Our journey in Ping An was the occasion to rest and to go for a walk in the rice fields. We got at a nice village (I can’t tell you the name), where there is no electricity nor water in houses. We met two young boys who explained us they are twins but were born one month one after one. It was a really strange story. It was sunny and cold (about 5 degree!).

We took a taxi to come back to Guilin Airport. At night, we flew back to Beijing.

Beijing, three days

We visited the Temple of Heaven that has been too restored. We went for a walk in the garden around; it is really quiet and nice with Chinese people playing. Close the Temple of Heaven, there are few Hutong districts that were destroying to leave a place to the ‘modern city’. We visited then the Mosque; there are two rooms, one for men, and one for women. I don’t know if there are women Muslim in Beijing as it exists in others parts of China.
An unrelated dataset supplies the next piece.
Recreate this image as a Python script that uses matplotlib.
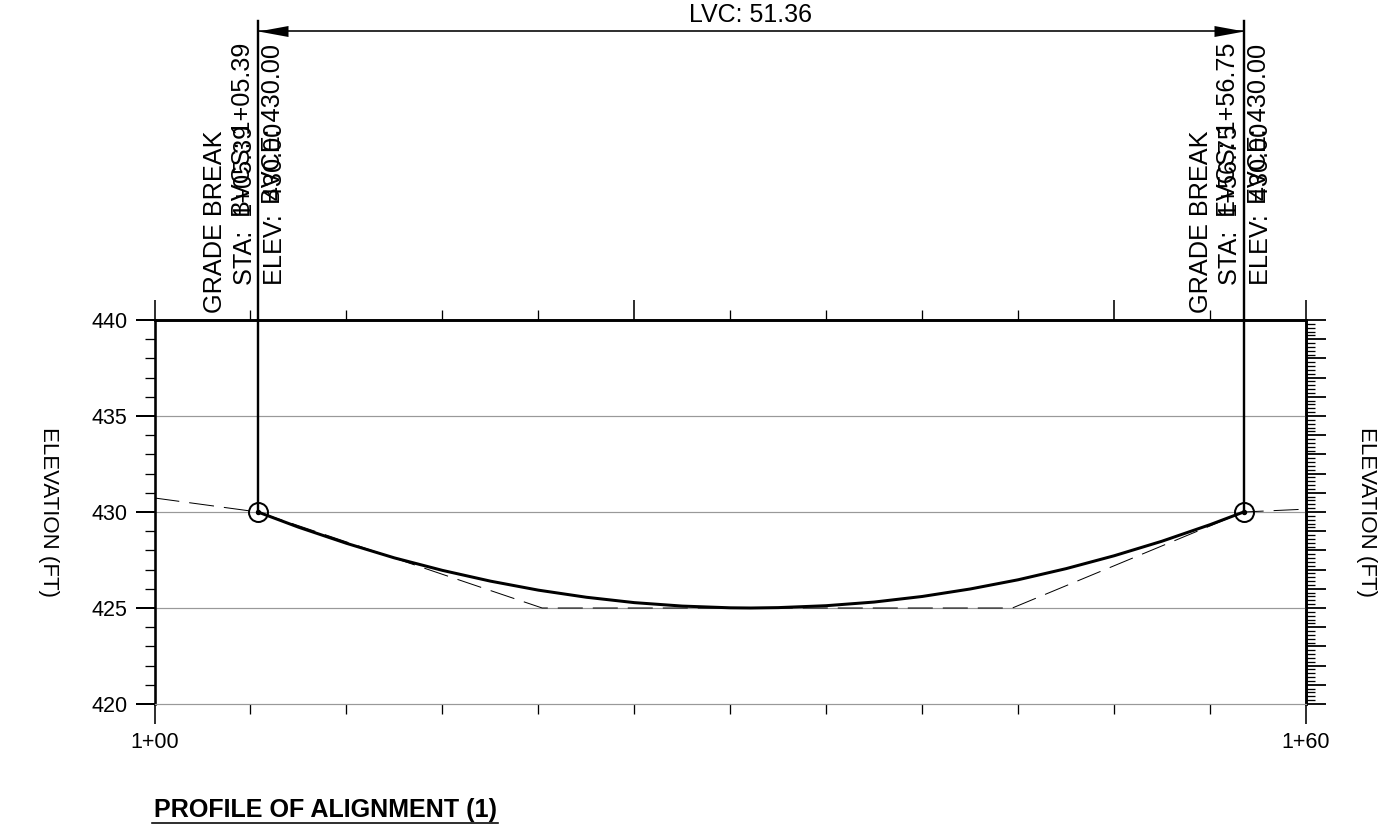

At night as all the following nights, Peter brought us in trendy restaurants as one decorated by Stark. Customers were a combination of Chinese and western people. To sigh of those trendy and happy people was another evidence of the gap created between country people and city dweller and how China will manage it remains a non answer question for me.

The next day, we rent a car and a driver (it cost more than in Xi’an, about 70 euro) to go to the Great Wall. First, we stepped at Bedina where we walked about 1km in one way before to be stopped by a fence (the wall was restoring for the following section) and then 1km in the other way before to be blocked by another fence (the wall was used for another tourists’ section). I was disappointed not be able to walk few kilometres from a point to another one. We went by car to others Great Wall accesses… so many were created.

We visited the Mink Tomb and came back to Beijing.

Our last day was focused to visit the Summer Palace. Buildings are displayed in a huge garden; one day is necessarily to visit it. It is quiet far away from the city centre and it wasn’t possible to go by bicycle. We caught a taxi (around 8€). Was a beautiful day, sunny and quite hot.